Bull’s eye maculopathy describes a number of different conditions in which there is a ring of pale-looking damage around a darker area of the macula. The macula can often appear to have circular bands of different shades of pink and orange. Age of onset and severity of sight loss varies, and it can be inherited in many ways.
Bull’s eye maculopathy is a rare dystrophy, also known as benign concentric annular macular dystrophy (BCAMD). It causes a dartboard, or ring-shaped, pattern of damage around the macula.
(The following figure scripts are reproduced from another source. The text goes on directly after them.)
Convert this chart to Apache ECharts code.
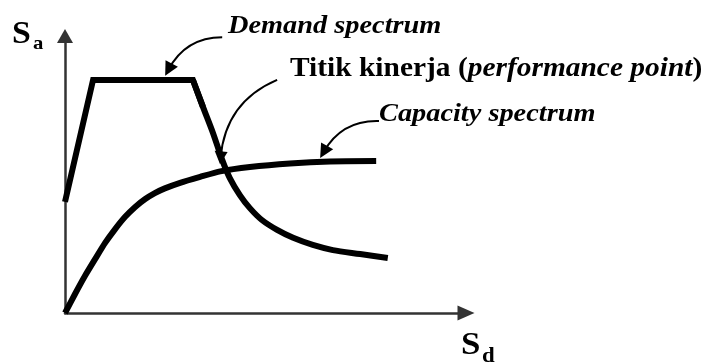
<!DOCTYPE html>
<html>
<head>
<meta charset="utf-8">
<script src="https://cdn.jsdelivr.net/npm/echarts@6/dist/echarts.min.js"></script>
<style>
  html, body { margin: 0; padding: 0; background: #fff; }
  #main { width: 706px; height: 363px; }
</style>
</head>
<body>
<div id="main"></div>
<script>
// demand spectrum: straight rise + plateau, then the falling curve
var demandRise = [[0, 2.81], [0.70, 5.89], [3.19, 5.89], [3.44, 5.21]];
var demandFall = [[3.19, 5.89], [3.44, 5.21], [3.69, 4.55], [3.92, 3.87], [4.11, 3.41],
  [4.36, 2.98], [4.61, 2.65], [4.91, 2.35], [5.29, 2.10], [5.69, 1.90],
  [6.18, 1.72], [6.68, 1.59], [7.36, 1.49], [8.05, 1.39]];
// capacity spectrum
var capacity = [[0, 0], [0.25, 0.48], [0.50, 0.94], [0.75, 1.36], [1.00, 1.77],
  [1.25, 2.12], [1.50, 2.43], [1.75, 2.68], [2.00, 2.88], [2.24, 3.03],
  [2.49, 3.15], [2.87, 3.29], [3.37, 3.44], [3.87, 3.58], [4.61, 3.69],
  [5.61, 3.78], [6.61, 3.83], [7.76, 3.84]];
// annotation pointers (from label to curve)
var pointerDemand = [[3.92, 6.97], [2.58, 6.15]];
var pointerPoint = [[5.29, 5.89], [3.88, 3.92]];
var pointerCapacity = [[7.83, 4.85], [6.45, 4.07]];

var serif = "'Liberation Serif', 'Times New Roman', serif";
var myChart = echarts.init(document.getElementById('main'));

function curve(data, smooth) {
    return {
        type: 'line',
        data: data,
        smooth: smooth,
        symbol: 'none',
        silent: true,
        lineStyle: { color: '#000', width: 6, join: 'miter' }
    };
}

function pointer(coords, size) {
    return {
        type: 'lines',
        coordinateSystem: 'cartesian2d',
        silent: true,
        symbol: ['none', 'triangle'],
        symbolSize: size,
        lineStyle: { color: '#000', width: 2, opacity: 1, curveness: -0.3 },
        data: [{ coords: coords }]
    };
}

function label(text, x, y, size, extra) {
    var style = {
        text: text,
        fill: '#000',
        font: 'bold ' + size + 'px ' + serif,
        align: 'left',
        verticalAlign: 'middle'
    };
    for (var k in extra) style[k] = extra[k];
    return { type: 'text', x: x, y: y, scaleX: 1.09, style: style };
}

var option = {
    animation: false,
    grid: { left: 65, top: 36, right: 240, bottom: 50 },
    xAxis: {
        type: 'value', min: 0, max: 10,
        splitLine: { show: false }, axisTick: { show: false }, axisLabel: { show: false },
        axisLine: { lineStyle: { color: '#333', width: 2.5 }, symbol: ['none', 'triangle'], symbolSize: [15, 17] }
    },
    yAxis: {
        type: 'value', min: 0, max: 7,
        splitLine: { show: false }, axisTick: { show: false }, axisLabel: { show: false },
        axisLine: { lineStyle: { color: '#333', width: 2.5 }, symbol: ['none', 'triangle'], symbolSize: [16, 14] }
    },
    series: [
        curve(demandRise, false),
        curve(demandFall, 0.3),
        curve(capacity, 0.2),
        pointer(pointerDemand, [18, 14]),
        pointer(pointerPoint, [12, 13]),
        pointer(pointerCapacity, [17, 14])
    ],
    graphic: [
        label('Demand spectrum', 228, 26, 26, { font: 'italic bold 26px ' + serif }),
        label('{b|Titik kinerja (}{i|performance point}{b|)}', 290, 69, 27, {
            rich: {
                b: { fontFamily: serif, fontWeight: 'bold', fontSize: 27 },
                i: { fontFamily: serif, fontWeight: 'bold', fontStyle: 'italic', fontSize: 27 }
            }
        }),
        label('Capacity spectrum', 379, 114, 26, { font: 'italic bold 26px ' + serif }),
        label('S', 12, 35, 31),
        label('a', 33, 44, 19),
        label('S', 461, 346, 32),
        label('d', 482, 357, 21)
    ]
};

myChart.setOption(option);
</script>
</body>
</html>
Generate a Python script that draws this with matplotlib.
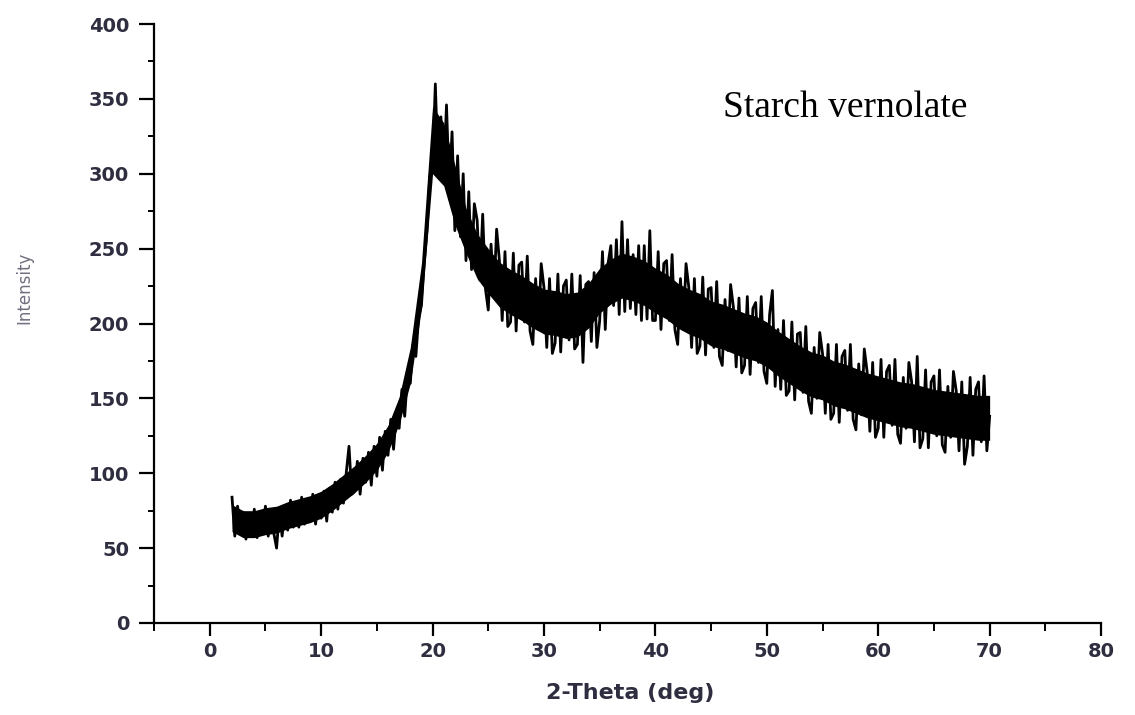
import matplotlib
matplotlib.use('Agg')
import matplotlib.pyplot as plt
from matplotlib.ticker import MultipleLocator
import numpy as np

# XRD trace, one row per degree (2-Theta step 0.25)
two_theta_start = 2.0
two_theta_step = 0.25
intensity = [
    84, 58, 78, 62,      # 2
    74, 56, 70, 58,      # 3
    76, 57, 72, 60,      # 4
    78, 58, 74, 60,      # 5
    50, 74, 58, 78,      # 6
    62, 82, 64, 80,      # 7
    64, 84, 66, 82,      # 8
    68, 86, 66, 84,      # 9
    70, 88, 68, 90,      # 10
    74, 94, 76, 96,      # 11
    80, 100, 118, 86,    # 12
    88, 108, 86, 110,    # 13
    94, 114, 92, 118,    # 14
    98, 124, 102, 128,   # 15
    112, 136, 116, 140,  # 16
    130, 156, 138, 166,  # 17
    160, 186, 178, 204,  # 18
    212, 240, 262, 298,  # 19
    306, 360, 300, 338,  # 20
    296, 346, 290, 328,  # 21
    262, 312, 258, 300,  # 22
    242, 288, 236, 280,  # 23
    269, 229, 273, 223,  # 24
    209, 253, 219, 263,  # 25
    242, 202, 248, 198,  # 26
    201, 247, 195, 239,  # 27
    241, 201, 245, 195,  # 28
    186, 230, 196, 240,  # 29
    224, 184, 230, 180,  # 30
    187, 233, 181, 225,  # 31
    229, 189, 233, 183,  # 32
    186, 232, 174, 226,  # 33
    228, 188, 234, 184,  # 34
    202, 248, 196, 240,  # 35
    252, 212, 256, 206,  # 36
    268, 208, 256, 210,  # 37
    246, 206, 252, 202,  # 38
    252, 203, 262, 202,  # 39
    202, 248, 196, 240,  # 40
    242, 202, 246, 196,  # 41
    186, 230, 196, 240,  # 42
    224, 184, 230, 180,  # 43
    185, 231, 179, 223,  # 44
    224, 184, 228, 178,  # 45
    172, 216, 182, 226,  # 46
    211, 171, 217, 167,  # 47
    172, 218, 166, 210,  # 48
    214, 174, 218, 168,  # 49
    160, 206, 222, 158,  # 50
    196, 156, 202, 152,  # 51
    155, 201, 149, 193,  # 52
    194, 154, 198, 148,  # 53
    140, 184, 150, 194,  # 54
    180, 140, 186, 136,  # 55
    140, 186, 134, 178,  # 56
    182, 142, 186, 136,  # 57
    129, 173, 139, 183,  # 58
    168, 128, 174, 124,  # 59
    130, 176, 124, 168,  # 60
    172, 132, 176, 126,  # 61
    120, 164, 130, 174,  # 62
    161, 121, 178, 117,  # 63
    123, 169, 117, 161,  # 64
    165, 125, 169, 119,  # 65
    114, 158, 124, 168,  # 66
    155, 115, 161, 106,  # 67
    118, 164, 112, 156,  # 68
    161, 121, 165, 115,  # 69
    138,                 # 70
]
two_theta = two_theta_start + two_theta_step * np.arange(len(intensity))

# solid core of the noisy band, read per whole degree (2 .. 70)
band_theta = list(range(2, 71))
band_low = [61, 57, 57, 59, 60, 63, 65, 67, 70, 75, 81, 87, 94, 102, 114, 133,
            160, 210, 300, 292, 266,
            247, 230, 220, 211, 206, 202, 197, 193, 192, 190, 191, 197, 207, 213, 217,
            215, 212, 207, 203, 197, 193, 190, 185, 183, 180, 177, 175, 171, 165, 160,
            155, 151, 149, 145, 143, 140, 137, 135, 133, 131, 130, 128, 126, 125, 124,
            123, 122, 122]
band_high = [79, 75, 75, 77, 78, 81, 83, 85, 88, 93, 99, 105, 112, 120, 132, 151,
             184, 240, 345, 334, 306,
             277, 260, 250, 241, 236, 232, 227, 223, 222, 220, 221, 227, 237, 243, 247,
             245, 242, 237, 233, 227, 223, 220, 215, 213, 210, 207, 205, 201, 195, 190,
             185, 181, 179, 175, 173, 170, 167, 165, 163, 161, 160, 158, 156, 155, 154,
             153, 152, 152]

x_ticks = [0, 10, 20, 30, 40, 50, 60, 70, 80]
y_ticks = [0, 50, 100, 150, 200, 250, 300, 350, 400]
tick_color = '#2e2e40'

fig = plt.figure(figsize=(11.35, 7.15), dpi=100)
ax = fig.add_axes([0.1357, 0.1287, 0.8344, 0.8377])

ax.fill_between(band_theta, band_low, band_high, color='black', lw=0)
ax.plot(two_theta, intensity, color='black', lw=2)

ax.set_xlim(-5, 80)
ax.set_ylim(0, 400)
ax.set_xticks(x_ticks)
ax.set_yticks(y_ticks)
ax.xaxis.set_minor_locator(MultipleLocator(5))
ax.yaxis.set_minor_locator(MultipleLocator(25))

for s in ['top', 'right']:
    ax.spines[s].set_visible(False)
for s in ['left', 'bottom']:
    ax.spines[s].set_linewidth(1.6)

ax.tick_params(axis='x', which='major', length=9.5, width=1.6, pad=4)
ax.tick_params(axis='x', which='minor', length=6, width=1.4)
ax.tick_params(axis='y', which='major', length=11, width=1.6, pad=7)
ax.tick_params(axis='y', which='minor', length=4, width=1.4)
for lab in ax.get_xticklabels() + ax.get_yticklabels():
    lab.set_fontfamily('DejaVu Sans')
    lab.set_fontweight('bold')
    lab.set_fontsize(14)
    lab.set_color(tick_color)

fig.text(24 / 1135, 1 - 288 / 715, 'Intensity', rotation=90, ha='center', va='center',
         fontsize=12, color='#707080', family='DejaVu Sans')
fig.text(630 / 1135, 1 - 693 / 715, '2-Theta (deg)', ha='center', va='center',
         fontsize=16, fontweight='bold', color=tick_color, family='DejaVu Sans')
fig.text(723 / 1135, 1 - 117 / 715, 'Starch vernolate', ha='left', va='baseline',
         fontsize=27, color='black', family='Liberation Serif')

fig.savefig('out.png', dpi=100)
This characteristic damage can also be caused by other inherited retinal conditions, or by long-term use of drugs which suppress the immune system as part of treatment for lupus or rheumatoid arthritis.
How is it inherited?
When caused by a macular dystrophy, it appears to be an autosomal dominant condition, which means that any child of a person affected has a 50 per cent chance of inheriting it too.
What are the symptoms?
Symptoms vary between those people affected, even in the same family, but might include partial colour-blindness, loss of fine detail, blurring or distortion, and night blindness. Many people find that their vision stays stable for several years, but for a minority the damage extends outwards from the original ring to affect the wider vision.
Treatments and research
This dystrophy is so uncommon, and so hard to tell apart from several other dystrophies, that research is at a very early stage. More research is needed on affected families to help us understand what mutations are responsible and how the symptoms might be treated.